Today, in addition to milking dairy goats, raising chickens and tending a few horses, Wendy is teaching basic farming skills to folks from all over the country and even the world. As a WWOOF (World Wide Opportunities on Organic Farms) host since 2010, Wendy and her farm have welcomed close to 30 volunteers from France, England, Germany, Wales, as well as various parts of the United States, as they come to learn the realities of farm life in America. Most recently, Katie Hill, a data analyst from Washington D.C., in her mid-20s, spent a week with Wendy learning the nitty-gritty of everything from the demands of daily milking, cleaning the hind ends of dairy goats and chickens, to just the fact that on the farm, there is always more work to do.
“I’ve learned so much this week about the hard work of taking care of animals,” Katie said. “I got to see a baby goat being born, rode a horse other than just on a trail ride, and tried to learn how to milk a goat,” she added. “Just the daily chores can involve dirty jobs, like examining the poop samples of the goats to control the parasites.
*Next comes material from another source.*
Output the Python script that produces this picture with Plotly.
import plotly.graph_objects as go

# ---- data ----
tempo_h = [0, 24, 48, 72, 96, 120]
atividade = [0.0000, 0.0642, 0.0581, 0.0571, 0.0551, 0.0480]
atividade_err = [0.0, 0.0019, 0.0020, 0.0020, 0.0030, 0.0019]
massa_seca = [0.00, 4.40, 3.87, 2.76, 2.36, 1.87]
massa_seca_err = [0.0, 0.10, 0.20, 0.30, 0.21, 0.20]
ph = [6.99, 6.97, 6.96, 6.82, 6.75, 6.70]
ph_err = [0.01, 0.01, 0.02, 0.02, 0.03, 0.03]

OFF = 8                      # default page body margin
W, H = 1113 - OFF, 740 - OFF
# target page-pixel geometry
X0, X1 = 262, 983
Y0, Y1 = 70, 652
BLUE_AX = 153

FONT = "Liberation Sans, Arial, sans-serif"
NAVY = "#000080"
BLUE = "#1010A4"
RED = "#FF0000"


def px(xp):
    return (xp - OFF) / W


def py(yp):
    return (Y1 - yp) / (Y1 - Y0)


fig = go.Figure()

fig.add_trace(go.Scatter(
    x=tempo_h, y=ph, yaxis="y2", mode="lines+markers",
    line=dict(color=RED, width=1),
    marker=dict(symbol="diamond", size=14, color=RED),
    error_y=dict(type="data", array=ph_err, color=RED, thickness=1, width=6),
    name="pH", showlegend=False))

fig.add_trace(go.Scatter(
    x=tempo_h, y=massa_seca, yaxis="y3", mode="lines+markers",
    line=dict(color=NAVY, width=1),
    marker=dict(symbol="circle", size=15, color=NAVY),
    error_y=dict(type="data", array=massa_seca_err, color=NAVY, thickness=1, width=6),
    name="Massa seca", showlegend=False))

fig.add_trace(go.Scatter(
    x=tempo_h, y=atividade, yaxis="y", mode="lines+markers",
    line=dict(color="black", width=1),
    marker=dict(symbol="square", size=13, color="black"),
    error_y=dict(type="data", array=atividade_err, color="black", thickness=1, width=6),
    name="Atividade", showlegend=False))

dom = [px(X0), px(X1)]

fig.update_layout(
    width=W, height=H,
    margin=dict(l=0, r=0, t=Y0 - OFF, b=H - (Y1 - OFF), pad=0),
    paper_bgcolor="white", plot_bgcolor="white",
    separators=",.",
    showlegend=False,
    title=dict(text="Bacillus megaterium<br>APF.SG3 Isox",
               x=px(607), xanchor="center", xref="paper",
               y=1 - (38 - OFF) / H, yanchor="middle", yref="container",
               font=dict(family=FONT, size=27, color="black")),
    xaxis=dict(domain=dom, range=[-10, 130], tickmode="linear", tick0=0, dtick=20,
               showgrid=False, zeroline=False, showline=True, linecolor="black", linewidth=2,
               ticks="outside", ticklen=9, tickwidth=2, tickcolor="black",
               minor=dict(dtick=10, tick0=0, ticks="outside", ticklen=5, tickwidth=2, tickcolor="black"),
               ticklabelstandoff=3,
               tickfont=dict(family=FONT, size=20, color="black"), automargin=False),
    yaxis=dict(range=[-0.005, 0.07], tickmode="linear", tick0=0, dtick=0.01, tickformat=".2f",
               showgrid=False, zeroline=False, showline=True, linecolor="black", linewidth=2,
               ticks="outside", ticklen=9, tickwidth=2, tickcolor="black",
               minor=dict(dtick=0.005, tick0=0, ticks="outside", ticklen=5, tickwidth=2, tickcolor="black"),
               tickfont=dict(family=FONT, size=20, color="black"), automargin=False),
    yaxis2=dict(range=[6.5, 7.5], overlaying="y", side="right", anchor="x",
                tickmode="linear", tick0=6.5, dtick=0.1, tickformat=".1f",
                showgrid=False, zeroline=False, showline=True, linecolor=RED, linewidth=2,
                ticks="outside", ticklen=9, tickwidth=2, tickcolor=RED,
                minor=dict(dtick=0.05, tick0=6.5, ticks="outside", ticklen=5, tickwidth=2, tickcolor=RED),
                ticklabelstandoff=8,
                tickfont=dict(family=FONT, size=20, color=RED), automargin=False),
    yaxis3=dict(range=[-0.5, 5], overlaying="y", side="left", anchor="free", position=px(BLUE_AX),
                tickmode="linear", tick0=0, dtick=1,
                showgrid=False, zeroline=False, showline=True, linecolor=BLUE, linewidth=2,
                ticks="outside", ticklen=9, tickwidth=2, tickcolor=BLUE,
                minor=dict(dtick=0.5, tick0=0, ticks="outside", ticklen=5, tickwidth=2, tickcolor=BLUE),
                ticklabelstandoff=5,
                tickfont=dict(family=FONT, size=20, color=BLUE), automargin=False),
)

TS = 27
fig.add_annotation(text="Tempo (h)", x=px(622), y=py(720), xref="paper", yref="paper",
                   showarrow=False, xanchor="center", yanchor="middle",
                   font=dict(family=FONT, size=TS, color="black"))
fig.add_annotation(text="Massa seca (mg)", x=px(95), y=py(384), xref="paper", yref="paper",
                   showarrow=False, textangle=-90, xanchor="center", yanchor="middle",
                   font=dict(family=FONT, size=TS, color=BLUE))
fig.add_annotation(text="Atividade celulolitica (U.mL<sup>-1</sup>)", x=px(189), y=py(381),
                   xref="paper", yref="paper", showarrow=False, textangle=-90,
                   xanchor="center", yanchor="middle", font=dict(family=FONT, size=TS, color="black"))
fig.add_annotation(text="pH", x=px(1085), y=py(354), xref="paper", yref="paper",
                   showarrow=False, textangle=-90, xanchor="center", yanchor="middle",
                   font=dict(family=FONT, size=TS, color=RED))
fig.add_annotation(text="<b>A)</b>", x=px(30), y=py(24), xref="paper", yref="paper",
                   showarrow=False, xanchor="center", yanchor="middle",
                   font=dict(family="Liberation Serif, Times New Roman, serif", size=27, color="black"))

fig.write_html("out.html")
Still, if you work hard, you can create a harmonious system where as you milk the goats, you share a little of that with the cats, who eat the mice. The horses eat the grass so you have to care for that, too but then you utilize the manure from all of them to fertilize the garden and grow better vegetables and fruits.
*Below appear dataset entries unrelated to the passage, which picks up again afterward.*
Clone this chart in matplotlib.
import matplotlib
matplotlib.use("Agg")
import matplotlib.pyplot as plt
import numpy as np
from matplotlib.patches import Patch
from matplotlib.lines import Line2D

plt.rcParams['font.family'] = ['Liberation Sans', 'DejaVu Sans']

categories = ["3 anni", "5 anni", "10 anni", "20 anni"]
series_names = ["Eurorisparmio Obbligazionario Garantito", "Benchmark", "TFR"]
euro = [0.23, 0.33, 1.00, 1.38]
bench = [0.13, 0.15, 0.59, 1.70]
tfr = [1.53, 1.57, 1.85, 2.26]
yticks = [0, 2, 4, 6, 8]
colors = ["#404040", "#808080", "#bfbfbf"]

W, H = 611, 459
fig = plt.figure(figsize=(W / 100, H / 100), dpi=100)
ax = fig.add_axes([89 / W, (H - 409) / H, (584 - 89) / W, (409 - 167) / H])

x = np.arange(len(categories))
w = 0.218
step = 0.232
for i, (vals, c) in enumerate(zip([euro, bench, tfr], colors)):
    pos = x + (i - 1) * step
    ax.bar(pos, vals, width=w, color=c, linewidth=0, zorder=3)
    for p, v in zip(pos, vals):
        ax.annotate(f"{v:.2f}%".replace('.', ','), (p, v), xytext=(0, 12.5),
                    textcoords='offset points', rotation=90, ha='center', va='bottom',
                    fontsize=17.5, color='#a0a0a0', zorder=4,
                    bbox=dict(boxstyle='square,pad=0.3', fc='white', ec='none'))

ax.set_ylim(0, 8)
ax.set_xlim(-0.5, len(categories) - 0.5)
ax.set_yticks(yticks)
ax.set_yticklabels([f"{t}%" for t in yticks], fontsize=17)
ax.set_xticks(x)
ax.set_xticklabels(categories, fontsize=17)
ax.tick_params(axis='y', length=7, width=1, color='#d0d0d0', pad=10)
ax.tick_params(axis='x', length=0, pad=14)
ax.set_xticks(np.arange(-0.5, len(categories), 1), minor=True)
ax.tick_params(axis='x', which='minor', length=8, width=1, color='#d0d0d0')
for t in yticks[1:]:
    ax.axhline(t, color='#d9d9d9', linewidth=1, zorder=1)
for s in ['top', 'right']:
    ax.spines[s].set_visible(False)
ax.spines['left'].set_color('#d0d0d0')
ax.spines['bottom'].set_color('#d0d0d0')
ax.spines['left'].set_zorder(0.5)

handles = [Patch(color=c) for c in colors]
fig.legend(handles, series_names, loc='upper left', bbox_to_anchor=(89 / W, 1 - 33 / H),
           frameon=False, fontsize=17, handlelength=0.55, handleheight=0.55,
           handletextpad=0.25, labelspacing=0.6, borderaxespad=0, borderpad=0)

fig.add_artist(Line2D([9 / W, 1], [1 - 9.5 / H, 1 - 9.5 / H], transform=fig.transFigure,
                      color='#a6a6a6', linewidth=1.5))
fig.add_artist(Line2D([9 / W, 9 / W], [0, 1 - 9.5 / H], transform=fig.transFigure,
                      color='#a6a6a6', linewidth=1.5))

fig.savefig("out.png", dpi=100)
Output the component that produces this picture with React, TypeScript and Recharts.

“I’ve traveled abroad, but I realized I didn’t know much about my own country beyond the [East] coast. I welcomed the opportunity to come west and learn more about this life.”
WWOOF offers that opportunity to people from all over the world. Wendy moved to the Ozarks in 2009 to finish raising her three children.
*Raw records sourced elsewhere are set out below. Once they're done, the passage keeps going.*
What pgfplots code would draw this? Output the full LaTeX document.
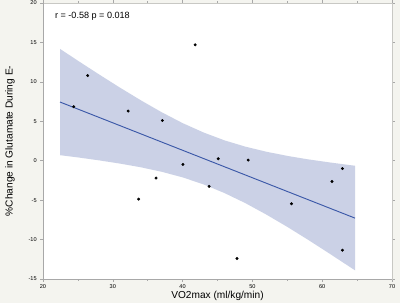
\documentclass[border=0pt]{standalone}
\usepackage{pgfplots}
\pgfplotsset{compat=1.18}
\usepackage{fontspec}
\setmainfont{Liberation Sans}
\definecolor{bgc}{HTML}{F4F4EF}
\definecolor{bandc}{HTML}{CBD1E6}
\definecolor{linec}{HTML}{3B58A8}
\definecolor{axc}{HTML}{A8A8A8}
\definecolor{frc}{HTML}{C8C8C4}
\begin{document}
\begin{tikzpicture}
\fill[bgc] (-32.25pt,-18pt) rectangle (267.75pt,209.25pt);
\begin{axis}[
  at={(0,0)}, anchor=south west,
  scale only axis, width=261.75pt, height=207pt,
  xmin=20, xmax=70, ymin=-15, ymax=20,
  xtick={20,30,...,70}, ytick={-15,-10,...,20},
  minor x tick num=1,
  tick align=outside, major tick length=2.2pt, minor tick length=1.5pt,
  tick style={axc, line width=0.4pt},
  axis line style={frc, line width=0.5pt},
  axis background/.style={fill=white},
  /pgf/number format/assume math mode=true,
  ticklabel style={font=\fontsize{4.2}{5}\selectfont},
  xticklabel style={yshift=1.2pt},
  yticklabel style={xshift=1pt},
  xlabel={VO2max (ml/kg/min)},
  ylabel={\%Change in Glutamate During E-},
  label style={font=\fontsize{7.6}{9}\selectfont},
  xlabel style={at={(axis description cs:0.5,-0.0616)}, anchor=center},
  ylabel style={at={(axis description cs:-0.0946,0.5)}, anchor=center},
  clip=false,
]
\addplot[fill=bandc, draw=none] coordinates {
(22.44,14.18) (25,12.68) (28,10.96) (31,9.28) (34,7.67) (37,6.15) (40,4.77) (43,3.58) (46,2.58) (49,1.78) (52,1.14) (55,0.61) (58,0.17) (61,-0.21) (64.7,-0.64)
(64.7,-13.90) (61,-11.75) (58,-10.04) (55,-8.39) (52,-6.83) (49,-5.38) (46,-4.10) (43,-3.00) (40,-2.11) (37,-1.40) (34,-0.83) (31,-0.36) (28,0.05) (25,0.42) (22.44,0.70)
} -- cycle;
\addplot[linec, line width=0.7pt] coordinates {(22.44,7.44) (64.7,-7.28)};
\addplot[only marks, mark=*, mark size=0.9pt, black] coordinates {
(24.4,6.85) (26.4,10.8) (32.2,6.3) (37.1,5.1) (41.8,14.7)
(33.7,-4.87) (36.2,-2.2) (40.05,-0.47) (43.8,-3.26) (45.1,0.25)
(49.4,0.08) (47.8,-12.4) (55.6,-5.46) (61.4,-2.63) (62.9,-1.0) (62.9,-11.35)
};
\draw[axc, line width=0.5pt] (rel axis cs:0,1) -- (rel axis cs:0,0) -- (rel axis cs:1,0);
\node[anchor=base west, font=\fontsize{6.8}{8}\selectfont, inner sep=0pt] at (axis description cs:0.034,0.945) {r = -0.58 p = 0.018};
\end{axis}
\pgfresetboundingbox
\path (-32.25pt,-18pt) rectangle (267.75pt,209.25pt);
\end{tikzpicture}
\end{document}
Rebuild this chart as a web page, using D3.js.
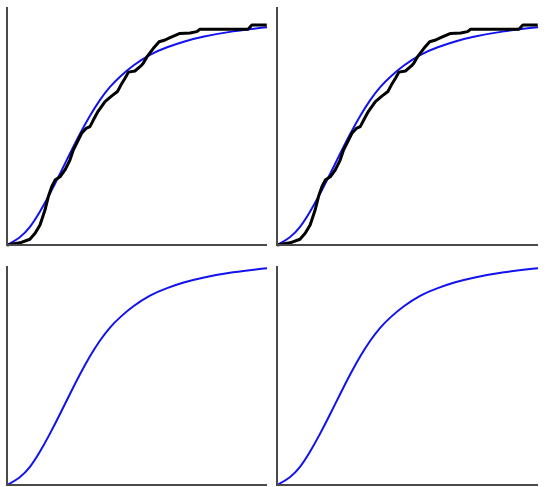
<!DOCTYPE html>
<html>
<head>
<meta charset="utf-8">
<script src="https://cdn.jsdelivr.net/npm/d3@7"></script>
<style>
  body { margin: 0; background: #fff; }
  svg { display: block; }
</style>
</head>
<body>
<div id="plot"></div>
<script>
// smooth model CDF (x, F)
const cdfX = [0, 0.050, 0.088, 0.127, 0.165, 0.204, 0.242, 0.281, 0.319, 0.358, 0.396, 0.435, 0.485, 0.550, 0.615, 0.685, 0.742, 0.869, 1.0];
const cdfY = [0, 0.032, 0.078, 0.151, 0.233, 0.324, 0.416, 0.507, 0.589, 0.662, 0.721, 0.767, 0.817, 0.868, 0.900, 0.927, 0.945, 0.973, 0.990];

// empirical CDF shown in the top row
const ecdfX = [0, 0.050, 0.088, 0.108, 0.127, 0.146, 0.159, 0.172, 0.185, 0.204, 0.223, 0.242, 0.255, 0.268, 0.287, 0.304, 0.319, 0.332, 0.351, 0.377, 0.403, 0.425, 0.438, 0.454, 0.467, 0.492, 0.515, 0.524, 0.538, 0.563, 0.585, 0.608, 0.627, 0.665, 0.704, 0.730, 0.742, 0.927, 0.942, 0.999];
const ecdfY = [0, 0.010, 0.026, 0.053, 0.091, 0.159, 0.220, 0.265, 0.295, 0.310, 0.341, 0.386, 0.432, 0.462, 0.508, 0.530, 0.538, 0.568, 0.609, 0.652, 0.678, 0.698, 0.727, 0.758, 0.786, 0.791, 0.814, 0.826, 0.855, 0.894, 0.924, 0.932, 0.943, 0.962, 0.964, 0.970, 0.981, 0.981, 1.0, 1.0];

const cdf = cdfX.map((x, i) => [x, cdfY[i]]);
const ecdf = ecdfX.map((x, i) => [x, ecdfY[i]]);

const W = 548, H = 487;
const svg = d3.select('#plot').append('svg')
  .attr('width', W)
  .attr('height', H);

// panel boxes: left, right, top, bottom, y max, show empirical
const panels = [
  { x0: 7,   x1: 267, y0: 7,   y1: 245, ymax: 1.082, emp: true },
  { x0: 277, x1: 538, y0: 7,   y1: 245, ymax: 1.082, emp: true },
  { x0: 7,   x1: 267, y0: 266, y1: 485, ymax: 1.0,   emp: false },
  { x0: 277, x1: 538, y0: 266, y1: 485, ymax: 1.0,   emp: false }
];

panels.forEach(p => {
  const x = d3.scaleLinear().domain([0, 1]).range([p.x0, p.x1]);
  const y = d3.scaleLinear().domain([0, p.ymax]).range([p.y1, p.y0]);
  const g = svg.append('g');

  g.append('path')
    .datum(cdf)
    .attr('d', d3.line().x(d => x(d[0])).y(d => y(d[1])).curve(d3.curveBasis))
    .attr('fill', 'none')
    .attr('stroke', '#1212f0')
    .attr('stroke-width', 2);

  if (p.emp) {
    g.append('path')
      .datum(ecdf)
      .attr('d', d3.line().x(d => x(d[0])).y(d => y(d[1])))
      .attr('fill', 'none')
      .attr('stroke', '#000')
      .attr('stroke-width', 3)
      .attr('stroke-linejoin', 'round');
  }

  // axes: plain lines, no ticks
  g.append('line')
    .attr('x1', p.x0).attr('x2', p.x0)
    .attr('y1', p.y0).attr('y2', p.y1 + 1)
    .attr('stroke', '#4a4a4a').attr('stroke-width', 2);
  g.append('line')
    .attr('x1', p.x0 - 1).attr('x2', p.x1)
    .attr('y1', p.y1).attr('y2', p.y1)
    .attr('stroke', '#4a4a4a').attr('stroke-width', 2);
});
</script>
</body>
</html>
“I started in fitness classes 25 years ago and I knew the value of organic foods,” Wendy said. “While buying organic foods is more expensive, experts estimate you can save up to $20,000 a year for a family of six by raising your own food. We’ve been raising 90 percent of our own for the last several years between the farm and the garden.
Wendy said the main reason why small farms fail is a lack of understanding of how much work is involved. She herself is facing a lack of manpower, which is why WWOOF has been an asset to her.
“For years, my kids helped but now two are grown and gone, and the youngest has just graduated from high school. They are all off to college or soon will be,” Wendy said. “The volunteers have been a great help and at the same time, I’m helping them to understand so many facets of life and work on the small farm. They may come here, not knowing a lot of the specifics of how to do things, but they can mulch the garden, while I’m running a brush hog.
“In other countries, cooperative grassroots programs have helped small farmers and they once did here. We still see that spirit in our Mennonite communities, for instance, as they come together for big projects, like a barn raising. For small farms in this country and so many others, it is about raising the food and that is something that has always been essentially the woman’s role. Food is important to our families. Feed your family first, then your neighbors and then your community. If the small farm is going to survive, that is something we need to get back to, helping one another.”
Katy admitted that while she is returning to a life far from the farm back in a big city, she still hopes to incorporate some of what she has learned into her daily life. “I’ve learned different ways that human beings can work with the earth, not against it. I’ll be going out of my way to learn more about agriculture in my home area and better ways to use my money to buy good food.”
“Sharing this kind of agriculture education and information with young people is so important. We don’t know where it will take them, how it will influence their world but it is certain to make a difference somewhere down the road,” Wendy added.
Wendy has accepted a position at a university in Iowa, where she will continue to share agriculture education with the next generation, but in a less physically demanding capacity.
She is looking for a buyer for her farm as she moves closer to her aging parents and a new adventure in Midwestern agriculture.